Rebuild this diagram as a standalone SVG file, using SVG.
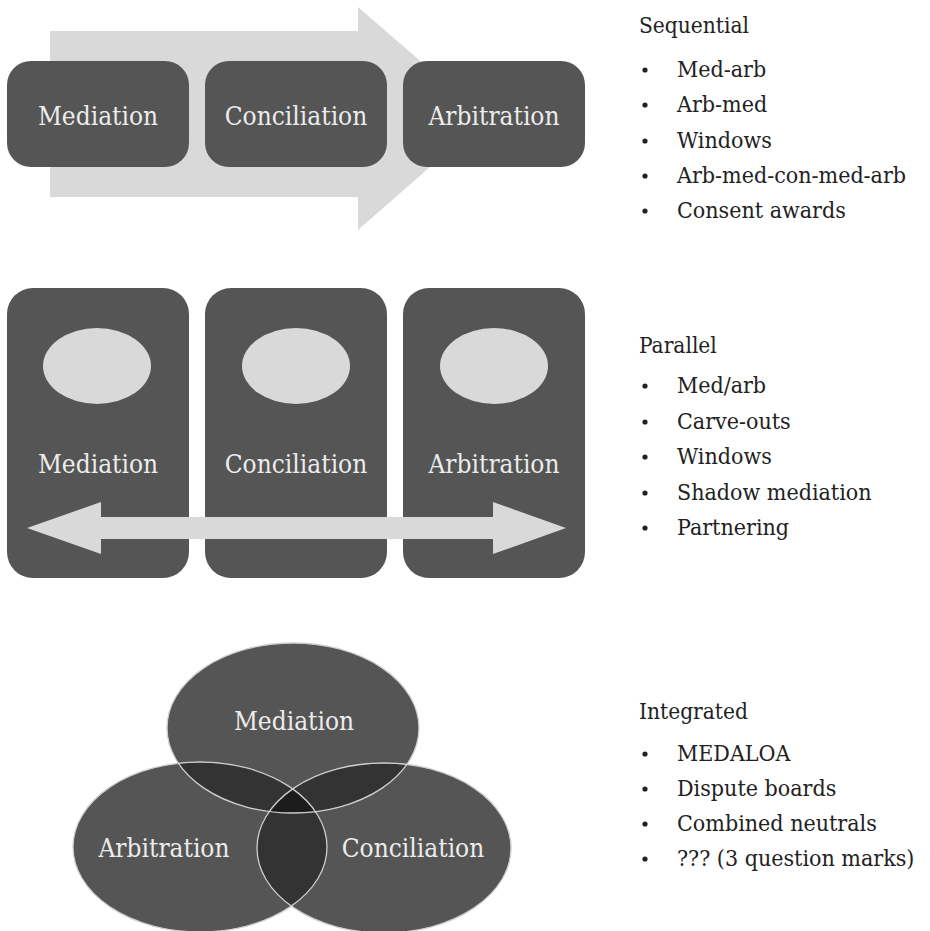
<svg xmlns="http://www.w3.org/2000/svg" width="930" height="931" viewBox="0 0 930 931">
<style>
.box{fill:#555555}
.light{fill:#d9d9d9}
.lbl{font-family:'DejaVu Serif Condensed','DejaVu Serif',serif;font-stretch:condensed;font-size:26px;fill:#ececec;text-anchor:middle}
.hd{font-family:'DejaVu Serif Condensed','DejaVu Serif',serif;font-stretch:condensed;font-size:22.5px;fill:#222}
.it{font-family:'DejaVu Serif Condensed','DejaVu Serif',serif;font-stretch:condensed;font-size:23px;fill:#222}
.bul{fill:#222}
.ring{fill:none;stroke:#cfcfcf;stroke-width:1.3}
</style>
<defs>
<clipPath id="cM"><ellipse cx="293" cy="728" rx="126" ry="85"/></clipPath>
<clipPath id="cA"><ellipse cx="200" cy="847" rx="127" ry="85"/></clipPath>
</defs>
<rect width="930" height="931" fill="#ffffff"/>

<g id="connectors">
<polygon id="seq-arrow" class="light" points="50,31 358,31 358,7 486,118 358,230 358,197 50,197"/>
</g>

<g id="seq-mediation"><rect class="box" x="7" y="61" width="182" height="106" rx="24"/><text class="lbl" x="98" y="125">Mediation</text></g>
<g id="seq-conciliation"><rect class="box" x="205" y="61" width="182" height="106" rx="24"/><text class="lbl" x="296" y="125">Conciliation</text></g>
<g id="seq-arbitration"><rect class="box" x="403" y="61" width="182" height="106" rx="24"/><text class="lbl" x="494" y="125">Arbitration</text></g>

<g id="par-mediation"><rect class="box" x="7" y="288" width="182" height="290" rx="26"/><ellipse class="light" cx="97" cy="366" rx="54" ry="38"/><text class="lbl" x="98" y="473">Mediation</text></g>
<g id="par-conciliation"><rect class="box" x="205" y="288" width="182" height="290" rx="26"/><ellipse class="light" cx="296" cy="366" rx="54" ry="38"/><text class="lbl" x="296" y="473">Conciliation</text></g>
<g id="par-arbitration"><rect class="box" x="403" y="288" width="182" height="290" rx="26"/><ellipse class="light" cx="494" cy="366" rx="54" ry="38"/><text class="lbl" x="494" y="473">Arbitration</text></g>

<g id="connectors-2">
<polygon id="par-arrow" class="light" points="27,528 101,502 101,517 493,517 493,502 566,528 493,554 493,539 101,539 101,554"/>
</g>

<g id="venn">
<g id="int-mediation"><ellipse fill="#555555" cx="293" cy="728" rx="126" ry="85"/></g>
<g id="int-arbitration"><ellipse fill="#555555" cx="200" cy="847" rx="127" ry="85"/></g>
<g id="int-conciliation"><ellipse fill="#555555" cx="384" cy="848" rx="127" ry="85"/></g>
<ellipse fill="#333333" cx="200" cy="847" rx="127" ry="85" clip-path="url(#cM)"/>
<ellipse fill="#333333" cx="384" cy="848" rx="127" ry="85" clip-path="url(#cM)"/>
<ellipse fill="#333333" cx="384" cy="848" rx="127" ry="85" clip-path="url(#cA)"/>
<g clip-path="url(#cM)"><ellipse fill="#1c1c1c" cx="384" cy="848" rx="127" ry="85" clip-path="url(#cA)"/></g>
<ellipse class="ring" cx="293" cy="728" rx="126" ry="85"/>
<ellipse class="ring" cx="200" cy="847" rx="127" ry="85"/>
<ellipse class="ring" cx="384" cy="848" rx="127" ry="85"/>
<text class="lbl" x="294" y="730">Mediation</text>
<text class="lbl" x="164" y="857">Arbitration</text>
<text class="lbl" x="413" y="857">Conciliation</text>
</g>

<g id="list-sequential">
<text class="hd" x="639" y="33">Sequential</text>
<circle class="bul" cx="645" cy="70" r="2.6"/><text class="it" x="677" y="77">Med-arb</text>
<circle class="bul" cx="645" cy="105" r="2.6"/><text class="it" x="677" y="112">Arb-med</text>
<circle class="bul" cx="645" cy="141" r="2.6"/><text class="it" x="677" y="148">Windows</text>
<circle class="bul" cx="645" cy="176" r="2.6"/><text class="it" x="677" y="183">Arb-med-con-med-arb</text>
<circle class="bul" cx="645" cy="211" r="2.6"/><text class="it" x="677" y="218">Consent awards</text>
</g>

<g id="list-parallel">
<text class="hd" x="639" y="353">Parallel</text>
<circle class="bul" cx="645" cy="386" r="2.6"/><text class="it" x="677" y="393">Med/arb</text>
<circle class="bul" cx="645" cy="422" r="2.6"/><text class="it" x="677" y="429">Carve-outs</text>
<circle class="bul" cx="645" cy="457" r="2.6"/><text class="it" x="677" y="464">Windows</text>
<circle class="bul" cx="645" cy="493" r="2.6"/><text class="it" x="677" y="500">Shadow mediation</text>
<circle class="bul" cx="645" cy="528" r="2.6"/><text class="it" x="677" y="535">Partnering</text>
</g>

<g id="list-integrated">
<text class="hd" x="639" y="719">Integrated</text>
<circle class="bul" cx="645" cy="754" r="2.6"/><text class="it" x="677" y="761">MEDALOA</text>
<circle class="bul" cx="645" cy="789" r="2.6"/><text class="it" x="677" y="796">Dispute boards</text>
<circle class="bul" cx="645" cy="824" r="2.6"/><text class="it" x="677" y="831">Combined neutrals</text>
<circle class="bul" cx="645" cy="859" r="2.6"/><text class="it" x="677" y="866">??? (3 question marks)</text>
</g>
</svg>
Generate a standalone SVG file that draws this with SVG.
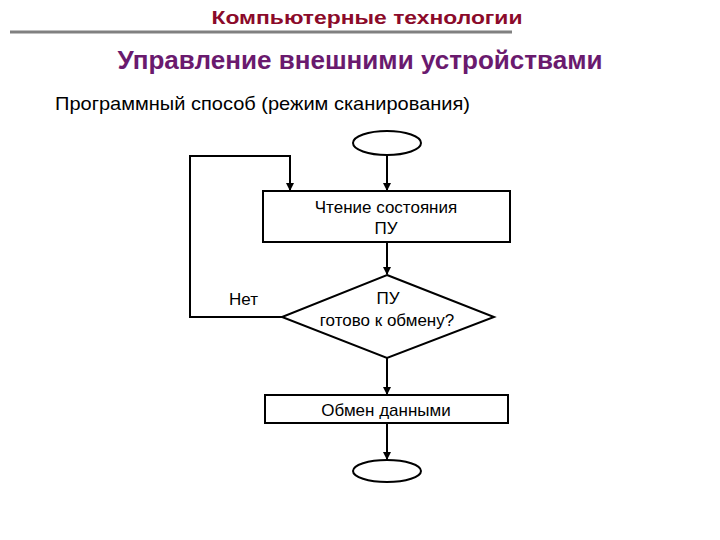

= = = = = = =

• [What this task involves] From the listing, extract all text exactly as given and drop any picture.

• [Completed exercise]
Rebuild this diagram as a standalone SVG file, using SVG.
<svg xmlns="http://www.w3.org/2000/svg" width="930" height="931" viewBox="0 0 930 931">
<style>
.box{fill:#555555}
.light{fill:#d9d9d9}
.lbl{font-family:'DejaVu Serif Condensed','DejaVu Serif',serif;font-stretch:condensed;font-size:26px;fill:#ececec;text-anchor:middle}
.hd{font-family:'DejaVu Serif Condensed','DejaVu Serif',serif;font-stretch:condensed;font-size:22.5px;fill:#222}
.it{font-family:'DejaVu Serif Condensed','DejaVu Serif',serif;font-stretch:condensed;font-size:23px;fill:#222}
.bul{fill:#222}
.ring{fill:none;stroke:#cfcfcf;stroke-width:1.3}
</style>
<defs>
<clipPath id="cM"><ellipse cx="293" cy="728" rx="126" ry="85"/></clipPath>
<clipPath id="cA"><ellipse cx="200" cy="847" rx="127" ry="85"/></clipPath>
</defs>
<rect width="930" height="931" fill="#ffffff"/>

<g id="connectors">
<polygon id="seq-arrow" class="light" points="50,31 358,31 358,7 486,118 358,230 358,197 50,197"/>
</g>

<g id="seq-mediation"><rect class="box" x="7" y="61" width="182" height="106" rx="24"/><text class="lbl" x="98" y="125">Mediation</text></g>
<g id="seq-conciliation"><rect class="box" x="205" y="61" width="182" height="106" rx="24"/><text class="lbl" x="296" y="125">Conciliation</text></g>
<g id="seq-arbitration"><rect class="box" x="403" y="61" width="182" height="106" rx="24"/><text class="lbl" x="494" y="125">Arbitration</text></g>

<g id="par-mediation"><rect class="box" x="7" y="288" width="182" height="290" rx="26"/><ellipse class="light" cx="97" cy="366" rx="54" ry="38"/><text class="lbl" x="98" y="473">Mediation</text></g>
<g id="par-conciliation"><rect class="box" x="205" y="288" width="182" height="290" rx="26"/><ellipse class="light" cx="296" cy="366" rx="54" ry="38"/><text class="lbl" x="296" y="473">Conciliation</text></g>
<g id="par-arbitration"><rect class="box" x="403" y="288" width="182" height="290" rx="26"/><ellipse class="light" cx="494" cy="366" rx="54" ry="38"/><text class="lbl" x="494" y="473">Arbitration</text></g>

<g id="connectors-2">
<polygon id="par-arrow" class="light" points="27,528 101,502 101,517 493,517 493,502 566,528 493,554 493,539 101,539 101,554"/>
</g>

<g id="venn">
<g id="int-mediation"><ellipse fill="#555555" cx="293" cy="728" rx="126" ry="85"/></g>
<g id="int-arbitration"><ellipse fill="#555555" cx="200" cy="847" rx="127" ry="85"/></g>
<g id="int-conciliation"><ellipse fill="#555555" cx="384" cy="848" rx="127" ry="85"/></g>
<ellipse fill="#333333" cx="200" cy="847" rx="127" ry="85" clip-path="url(#cM)"/>
<ellipse fill="#333333" cx="384" cy="848" rx="127" ry="85" clip-path="url(#cM)"/>
<ellipse fill="#333333" cx="384" cy="848" rx="127" ry="85" clip-path="url(#cA)"/>
<g clip-path="url(#cM)"><ellipse fill="#1c1c1c" cx="384" cy="848" rx="127" ry="85" clip-path="url(#cA)"/></g>
<ellipse class="ring" cx="293" cy="728" rx="126" ry="85"/>
<ellipse class="ring" cx="200" cy="847" rx="127" ry="85"/>
<ellipse class="ring" cx="384" cy="848" rx="127" ry="85"/>
<text class="lbl" x="294" y="730">Mediation</text>
<text class="lbl" x="164" y="857">Arbitration</text>
<text class="lbl" x="413" y="857">Conciliation</text>
</g>

<g id="list-sequential">
<text class="hd" x="639" y="33">Sequential</text>
<circle class="bul" cx="645" cy="70" r="2.6"/><text class="it" x="677" y="77">Med-arb</text>
<circle class="bul" cx="645" cy="105" r="2.6"/><text class="it" x="677" y="112">Arb-med</text>
<circle class="bul" cx="645" cy="141" r="2.6"/><text class="it" x="677" y="148">Windows</text>
<circle class="bul" cx="645" cy="176" r="2.6"/><text class="it" x="677" y="183">Arb-med-con-med-arb</text>
<circle class="bul" cx="645" cy="211" r="2.6"/><text class="it" x="677" y="218">Consent awards</text>
</g>

<g id="list-parallel">
<text class="hd" x="639" y="353">Parallel</text>
<circle class="bul" cx="645" cy="386" r="2.6"/><text class="it" x="677" y="393">Med/arb</text>
<circle class="bul" cx="645" cy="422" r="2.6"/><text class="it" x="677" y="429">Carve-outs</text>
<circle class="bul" cx="645" cy="457" r="2.6"/><text class="it" x="677" y="464">Windows</text>
<circle class="bul" cx="645" cy="493" r="2.6"/><text class="it" x="677" y="500">Shadow mediation</text>
<circle class="bul" cx="645" cy="528" r="2.6"/><text class="it" x="677" y="535">Partnering</text>
</g>

<g id="list-integrated">
<text class="hd" x="639" y="719">Integrated</text>
<circle class="bul" cx="645" cy="754" r="2.6"/><text class="it" x="677" y="761">MEDALOA</text>
<circle class="bul" cx="645" cy="789" r="2.6"/><text class="it" x="677" y="796">Dispute boards</text>
<circle class="bul" cx="645" cy="824" r="2.6"/><text class="it" x="677" y="831">Combined neutrals</text>
<circle class="bul" cx="645" cy="859" r="2.6"/><text class="it" x="677" y="866">??? (3 question marks)</text>
</g>
</svg>
Generate a standalone SVG file that draws this with SVG.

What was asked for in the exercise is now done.